JLH: I haven’t spoken to somebody who has made the grand statement, although I wouldn’t be surprised to hear it. I’d be extremely interested to find out as well. But I think in small ways, the ways it influenced the performers who were there; that I could see in the movie and I’ve heard things afterward about its impact. I don’t know. I’d be really curious to find out, because when you watch it go down you do get the sense, certainly in the moment, that it was very powerful, very important, and significant in peoples’ lives.
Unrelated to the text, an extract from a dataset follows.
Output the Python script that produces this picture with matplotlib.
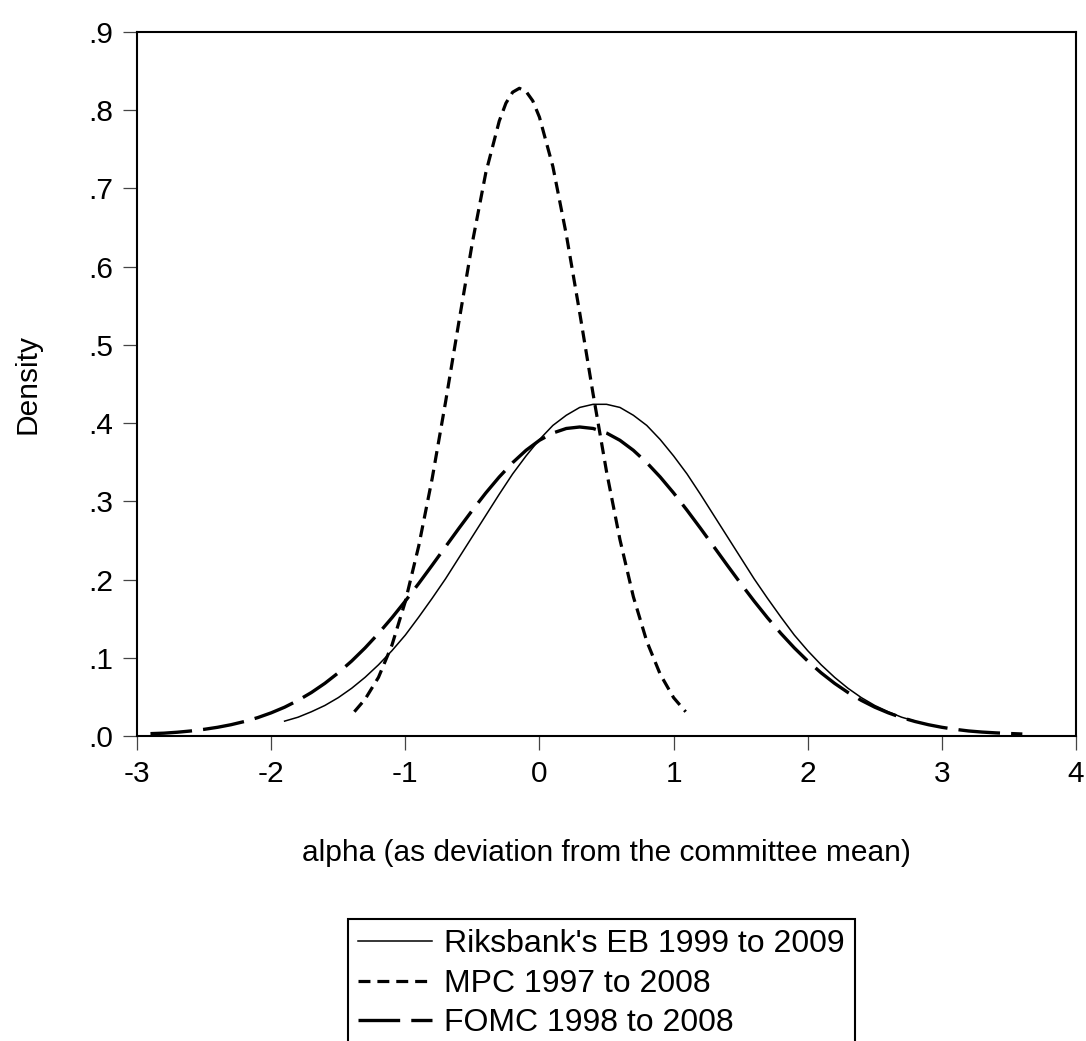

But you never know how that’s going to relate over time.
I think that as far as the impact of the event, in some ways because the film wasn’t finished and the albums weren’t put out, I think its impact was truncated. I mean I always think, what would Woodstock have been without the film or the recordings? It would have been a bunch of hippies saying that this was an amazing thing, but it became an iconic cultural event precisely because of the way in which it was distributed through media. And this event didn’t have the same trajectory.
FP: So originally there was supposed to be a film about this event that never saw the light of day?
JLH: It all got mired. It was incredibly ’70s. There was bankruptcy of the production company, and general confusion around how to finish it, and lack of resources and legal battles…
FP: That sounds pretty contemporary.
JLH: Yes, but now things are much more programmed. There are still tremendous problems, but the scale of this effort. I mean they spent a couple million dollars. Today I can’t even imagine the equivalent. I mean the equivalent would be one of the Scorsese music projects going into obscurity. I think we’ve all paid the price of not having the chance to live with this cultural experience, but I certainly get a great benefit, because I’m able to make the movie. If not, it would have just been another movie that I got to watch.